Indeed, any emergency Covid relief funding would require Republican support. That’s been in short supply, especially when it comes to propping up the economy. The economic uptick and its attendant inflation have armed Republicans with arguments against more cash infusions, says Rep. Don Beyer (D-Va.), the chair of Congress’ chief economic policy committee. The bill to replenish the restaurant fund has six Republican co-sponsors — something, but not enough to guarantee its passage. “It’s going to be a very difficult political case to be made,” Beyer explains. “Republicans are pushing hard on the inflation impact, and Democrats are worried about feeding that.”

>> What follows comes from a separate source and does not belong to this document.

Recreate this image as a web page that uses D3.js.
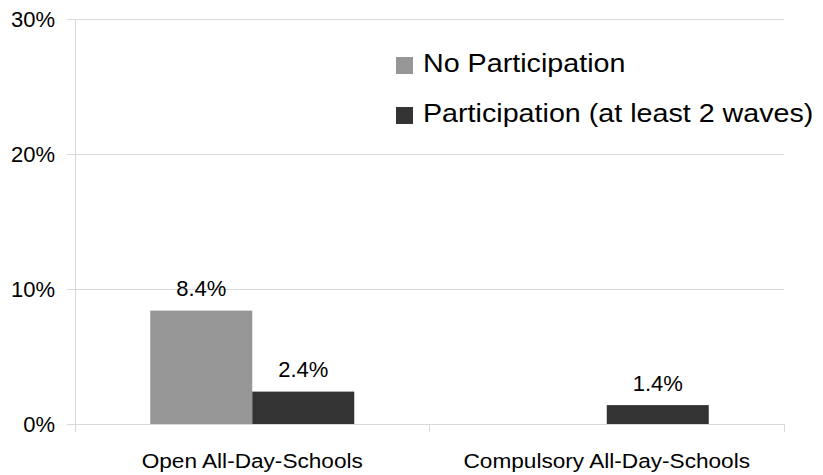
<!DOCTYPE html>
<html><head><meta charset="utf-8">
<script src="https://cdn.jsdelivr.net/npm/d3@7"></script>
<style>
body{margin:0;background:#fff;}
svg{display:block;font-family:"Liberation Sans",Arial,sans-serif;}
</style></head>
<body>
<svg id="c" width="823" height="475"></svg>
<script>
const categories = ["Open All-Day-Schools", "Compulsory All-Day-Schools"];
const seriesNames = ["No Participation", "Participation (at least 2 waves)"];
const noParticipation = [8.4, null];
const participation = [2.4, 1.4];
const yTicks = [0, 10, 20, 30];
const colors = ["#969696", "#333333"];

(function () {
const svg = d3.select("#c");
const mLeft = 75, mRight = 784, mTop = 19, mBottom = 424;
const y = d3.scaleLinear().domain([0, 30]).range([mBottom, mTop]);
const x0 = d3.scaleBand().domain(categories).range([mLeft, mRight]).padding(0);
const x1 = d3.scaleBand().domain(seriesNames).range([0, x0.bandwidth()]).paddingInner(0).paddingOuter(0.7377);

// gridlines
svg.append("g").selectAll("line").data(yTicks.filter(d => d > 0)).join("line")
  .attr("x1", mLeft - 8).attr("x2", mRight).attr("y1", d => y(d)).attr("y2", d => y(d))
  .attr("stroke", "#d9d9d9").attr("stroke-width", 1).attr("shape-rendering", "crispEdges");

// y axis
const yAxis = d3.axisLeft(y).tickValues(yTicks).tickFormat(d => d + "%").tickSize(8).tickPadding(12);
const gy = svg.append("g").attr("transform", `translate(${mLeft},0)`).call(yAxis);
gy.select(".domain").attr("stroke", "#d9d9d9").attr("shape-rendering", "crispEdges");
gy.selectAll(".tick line").attr("stroke", "#d9d9d9").attr("shape-rendering", "crispEdges");
gy.selectAll(".tick text").attr("font-size", 22).attr("fill", "#000").attr("font-family", '"Liberation Sans",Arial,sans-serif');

// bars
const data = categories.map((c, i) => ({cat: c, vals: [noParticipation[i], participation[i]]}));
const groups = svg.append("g").selectAll("g").data(data).join("g")
  .attr("transform", d => `translate(${x0(d.cat)},0)`);
const items = d => d.vals.map((v, j) => ({s: seriesNames[j], v, j})).filter(e => e.v != null);
groups.selectAll("rect").data(items).join("rect")
  .attr("x", d => x1(d.s)).attr("width", x1.bandwidth())
  .attr("y", d => y(d.v)).attr("height", d => y(0) - y(d.v))
  .attr("fill", d => colors[d.j]);
groups.selectAll("text").data(items).join("text")
  .attr("x", d => x1(d.s) + x1.bandwidth() / 2).attr("y", d => y(d.v) - 14.5)
  .attr("text-anchor", "middle").attr("font-size", 22).attr("fill", "#000")
  .text(d => d.v.toFixed(1) + "%");

// x axis
const xg = svg.append("g");
xg.append("line").attr("x1", mLeft).attr("x2", mRight).attr("y1", mBottom).attr("y2", mBottom)
  .attr("stroke", "#d9d9d9").attr("shape-rendering", "crispEdges");
const bounds = [mLeft, ...categories.map(c => x0(c) + x0.bandwidth())];
xg.selectAll(".xt").data(bounds).join("line").attr("class", "xt")
  .attr("x1", d => d).attr("x2", d => d).attr("y1", mBottom).attr("y2", mBottom + 8)
  .attr("stroke", "#d9d9d9").attr("shape-rendering", "crispEdges");
xg.selectAll("text").data(categories).join("text")
  .attr("transform", d => `translate(${x0(d) + x0.bandwidth() / 2},467.5) scale(1.16,1)`)
  .attr("text-anchor", "middle").attr("font-size", 19.5).attr("fill", "#000")
  .text(d => d);

// legend
const lg = svg.append("g").attr("transform", "translate(396,0)");
const li = lg.selectAll("g").data(seriesNames).join("g")
  .attr("transform", (d, i) => `translate(0,${72 + i * 50})`);
li.append("rect").attr("x", 0).attr("y", -15).attr("width", 17).attr("height", 17)
  .attr("fill", (d, i) => colors[i]);
li.append("text").attr("transform", "translate(27,0) scale(1.125,1)")
  .attr("font-size", 25.5).attr("fill", "#000").text(d => d);
})();
</script>
</body></html>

And the White House has the rest of its legislative agenda to consider. The $40 billion fund that restaurant owners seek, for example, could cover nearly five years’ worth of free community college, a top White House priority that First Lady Jill Biden revealed was off the table on Monday. Democrats are still reeling from the December demise of the Build Back Better Act, its sweeping $1.75 trillion domestic spending bill. Whatever priorities end up with a second life will need the support of Sen. Joe Manchin (D-W.V.), a deficit hawk who’s keen on every program being paid for by taxes or other savings. A $40 billion restaurant relief fund does not meet that criteria.
As what’s politically possible comes into focus, the White House, for now, can only really give the ailing industries its empathy. During the White House’s meeting with the restaurant-industry advocates, Sperling told the group the Biden administration really did support their dreams and their jobs. “I hope to see that come to fruition,” one industry representative replied.